Our results resonate with prior studies (see here, here, and here) that used printed parent guides and school websites to gauge the diversity of school program offerings in a handful of high-choice cities. These studies suggest that school systems in cities like Denver, New Orleans, and Washington, D.C., include a range of curricular and programmatic offerings, from college-prep to special curricular themes and a variety of enrichment programs.

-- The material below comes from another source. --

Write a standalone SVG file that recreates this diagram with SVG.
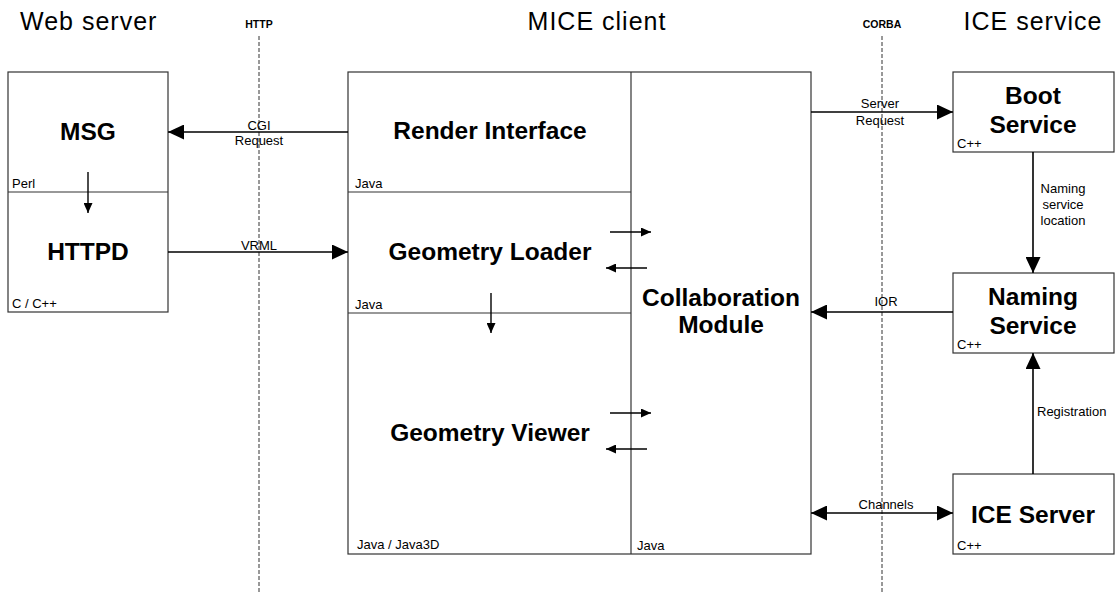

But then there’s the disconnect. Just like the families who think the nation’s school system is struggling but their own school is great, families who reported that their city offers a “great deal” of program diversity still reported having trouble finding a school that was a good fit for their child and that they had few good options besides their current school. It turns out that parents who said they had trouble finding a good fit answered the program diversity question in about the same way (52 percent “great deal of variation”) as parents who said they didn’t have trouble finding a good fit (48 percent “great deal of variation”). The results were similar across cities: the following mosaic plot shows the pooled results. (As in the prior plot, viewing the tiles vertically shows the relative share of responses to the question about program variation; viewing the tiles horizontally shows the relative share of responses to the question about fit.)

How Much Academic Programs Vary By Parents’ Trouble Finding a Good Fit

These results suggest there is a difference between how parents view the program variation that’s available citywide, and what they want for their children (they can’t, however, tell us why). So yes, education and civic leaders must think about the mix of schools in the system overall, but they must also seriously assess and address localized needs neighborhood by neighborhood and, importantly, ask parents what they want and need. Cities in the portfolio network are starting to do this work:

  • In Denver, Denver Public Schools uses data from the city’s unified enrollment system to identify where schools are most needed. While the district vets potential operators, local community organizations have the final vote.
  • In Washington, D.C., two nonprofits, Parent Amplifying Voices in Education (PAVE) and FOCUS, worked with a group of families in Ward 8 to spearhead the process of opening a new school on a nearby military base. A parent-led design team solicited input about what type of school families wanted using a community survey. The team then used the results to develop an RFP and vet applicants.
  • In Memphis, the Community Launch program, operated through the Tennessee Charter Center, trains family and community members to provide informed feedback on the quality and fit of charter school applications. Cohort members go through a six-month training course on current regional models, the qualities of successful schools, and existing community resources. Members of the first cohort provided critical input on a charter application, prompting the operator to withdraw the proposal and decide to resubmit when it was better prepared.
  • In Cleveland, the Cleveland Metropolitan School District (CMSD) is developing a system for families to provide feedback on all new school models. The district supports the development of community-led design teams, which solicit input from families and neighborhood groups. Based on identified community values, district staff suggest school models that may be a good fit. CMSD also identifies community assets that schools may be able to leverage. For example, the district has opened a tech-focused school on the west side of the city near both manufacturing and IT firms.

Leaders of these initiatives know that—just like school quality—when it comes to school choice, families’ hopes, successes, and disappointments are often more localized than not. The upshot is that system leaders must listen to their communities, and build and support a citywide supply of schools that offers real and responsive choices to families where they need them most.